Updated comments to according to Justin's suggestions.

lib/Target/NVPTX/NVPTXAsmPrinter.cpp
411

I've attempted to reword the comments so they use .b16 to describe storage type of f16 we use in PTX.

lib/Target/NVPTX/NVPTXInstrInfo.td
300

Will do.

jlebar added inline comments.Jan 13 2017, 11:47 AM
lib/Target/NVPTX/NVPTXISelDAGToDAG.cpp
759–761

b16

lib/Target/NVPTX/NVPTXInstrInfo.td
156

Can we match the predicate name to the name of the subtarget function? Unless you think that would be more confusing than not.

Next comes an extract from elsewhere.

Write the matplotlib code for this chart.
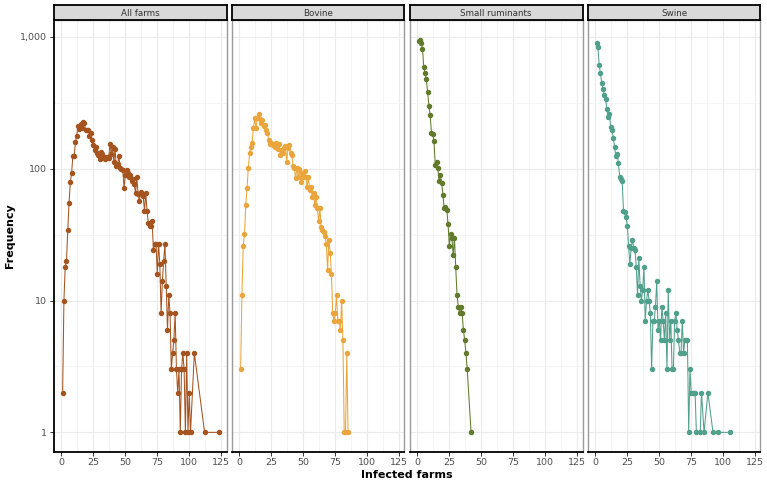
import matplotlib
matplotlib.use("Agg")
import matplotlib.pyplot as plt
from matplotlib.ticker import FixedLocator, FuncFormatter, NullFormatter

# Frequency of outbreak sizes (number of infected farms) per species group
panels = ["All farms", "Bovine", "Small ruminants", "Swine"]
colors = ["#A5541F", "#EAA63C", "#617A2B", "#50A08B"]

all_x = list(range(1, 102)) + [104, 112, 123]
all_y = [2, 10, 18, 20, 34, 55, 79, 93, 124, 124,
         159, 178, 211, 200, 218, 205, 225, 222, 195, 197,
         197, 178, 185, 165, 150, 138, 145, 132, 128, 118,
         135, 130, 122, 118, 120, 122, 120, 155, 130, 145,
         112, 140, 105, 108, 125, 101, 100, 98, 72, 89,
         97, 92, 86, 90, 81, 83, 76, 65, 86, 64,
         57, 66, 64, 62, 48, 65, 48, 39, 37, 37,
         40, 24, 27, 27, 16, 27, 19, 8, 14, 20,
         27, 13, 6, 11, 8, 3, 4, 5, 8, 3,
         2, 3, 1, 3, 4, 3, 1, 4, 1, 2,
         1, 4, 1, 1]

bov_x = list(range(1, 86))
bov_y = [3, 11, 26, 32, 53, 71, 101, 131, 147, 158,
         205, 241, 202, 241, 260, 238, 221, 233, 211, 216,
         197, 186, 164, 154, 157, 152, 154, 147, 157, 141,
         155, 128, 139, 131, 144, 149, 112, 144, 150, 131,
         128, 104, 101, 85, 101, 86, 99, 79, 93, 86,
         96, 87, 73, 86, 69, 73, 61, 65, 53, 61,
         50, 40, 50, 36, 34, 33, 31, 27, 17, 29,
         23, 16, 8, 7, 8, 11, 7, 7, 6, 10,
         5, 1, 1, 4, 1]

sr_x = list(range(1, 40)) + [42]
sr_y = [930, 952, 898, 815, 586, 528, 481, 383, 299, 256,
        188, 184, 161, 107, 113, 101, 80, 90, 78, 63,
        50, 51, 49, 38, 26, 32, 30, 22, 30, 18,
        11, 9, 8, 9, 8, 6, 5, 4, 3, 1]

sw_x = list(range(1, 80)) + [82, 83, 85, 88, 92, 96, 105]
sw_y = [898, 838, 609, 528, 448, 399, 362, 337, 282, 245,
        260, 206, 195, 172, 147, 124, 130, 110, 87, 83,
        80, 48, 47, 43, 37, 26, 19, 25, 29, 25,
        24, 18, 11, 21, 13, 10, 12, 18, 7, 10,
        12, 10, 8, 3, 7, 7, 9, 14, 6, 7,
        5, 9, 7, 5, 8, 3, 12, 5, 7, 3,
        3, 7, 8, 6, 5, 4, 4, 7, 4, 5,
        5, 5, 1, 3, 2, 2, 2, 2, 1, 1,
        2, 1, 2, 1, 1, 1]

series = [(all_x, all_y), (bov_x, bov_y), (sr_x, sr_y), (sw_x, sw_y)]

x_ticks = [0, 25, 50, 75, 100, 125]
y_ticks = [1, 10, 100, 1000]
y_minor = [10 ** 0.5, 10 ** 1.5, 10 ** 2.5]

W, H = 767, 482
fig = plt.figure(figsize=(W / 100, H / 100), dpi=100)

left0, step, pw = 53.5, 178, 173
top, bottom = 20, 452
strip_h = 15.5

for i, (name, col, (xs, ys)) in enumerate(zip(panels, colors, series)):
    l = left0 + i * step
    ax = fig.add_axes([l / W, (H - bottom) / H, pw / W, (bottom - top) / H])
    ax.plot(xs, ys, color=col, lw=0.75, marker="o", ms=2.9, mec=col, mfc=col, zorder=3)
    ax.set_yscale("log")
    ax.set_xlim(-6.15, 129.15)
    ax.set_ylim(10 ** -0.149, 10 ** 3.128)
    ax.xaxis.set_major_locator(FixedLocator(x_ticks))
    ax.xaxis.set_minor_locator(FixedLocator([12.5, 37.5, 62.5, 87.5, 112.5]))
    ax.yaxis.set_major_locator(FixedLocator(y_ticks))
    ax.yaxis.set_minor_locator(FixedLocator(y_minor))
    ax.yaxis.set_minor_formatter(NullFormatter())
    ax.grid(True, which="major", color="#EBEBEB", lw=0.8)
    ax.grid(True, which="minor", color="#F2F2F2", lw=0.6)
    ax.set_axisbelow(True)
    ax.tick_params(which="minor", length=0)
    ax.tick_params(which="major", length=3, width=0.7, color="#333333",
                   labelsize=6.8, labelcolor="#4D4D4D", pad=1.5)
    for s in ax.spines.values():
        s.set_color("#9A9A9A")
        s.set_linewidth(1.0)
    ax.spines["bottom"].set_color("black")
    ax.spines["bottom"].set_linewidth(1.3)
    if i == 0:
        ax.spines["left"].set_color("black")
        ax.spines["left"].set_linewidth(1.3)
        ax.yaxis.set_major_formatter(FuncFormatter(lambda v, p: f"{int(round(v)):,}"))
        ax.set_ylabel("Frequency", fontsize=8, fontweight="bold", labelpad=4)
    else:
        ax.tick_params(axis="y", which="both", left=False, labelleft=False)

    sax = fig.add_axes([l / W, (H - top) / H, pw / W, strip_h / H])
    sax.set_facecolor("#D9D9D9")
    sax.set_xticks([])
    sax.set_yticks([])
    for s in sax.spines.values():
        s.set_color("black")
        s.set_linewidth(1.3)
    sax.text(0.5, 0.45, name, ha="center", va="center", fontsize=6.3,
             color="#333333", transform=sax.transAxes)

fig.text((left0 + 1.5 * step + pw / 2) / W, 2 / H, "Infected farms", ha="center",
         va="bottom", fontsize=8, fontweight="bold")

fig.savefig("out.png", dpi=100)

lib/Target/NVPTX/NVPTXSubtarget.h
104

^ This is my only remaining nontrivial concern about the patch. Otherwise, looks great to me.

tra updated this revision to Diff 84345.Jan 13 2017, 11:55 AM
tra marked an inline comment as done.

Renamed tablegen predicate hasFP16Math -> useFP16Math to avoid confusion with NVPTXSubtarget::hasFP16Math().

tra added inline comments.Jan 13 2017, 11:56 AM
lib/Target/NVPTX/NVPTXSubtarget.h
104

I'd rather keep both functions here so one can tell 'hardware has this feature' from 'we can use this feature'.

You do have a point about the predicate name in .td file. I've renamed it to useFP16Math to avoid confusion with this function.

test/CodeGen/NVPTX/f16-instructions.ll
765

Done in D28619/r291936

jlebar accepted this revision.Jan 13 2017, 11:59 AM
jlebar edited edge metadata.
This revision is now accepted and ready to land.Jan 13 2017, 11:59 AM
This revision was automatically updated to reflect the committed changes.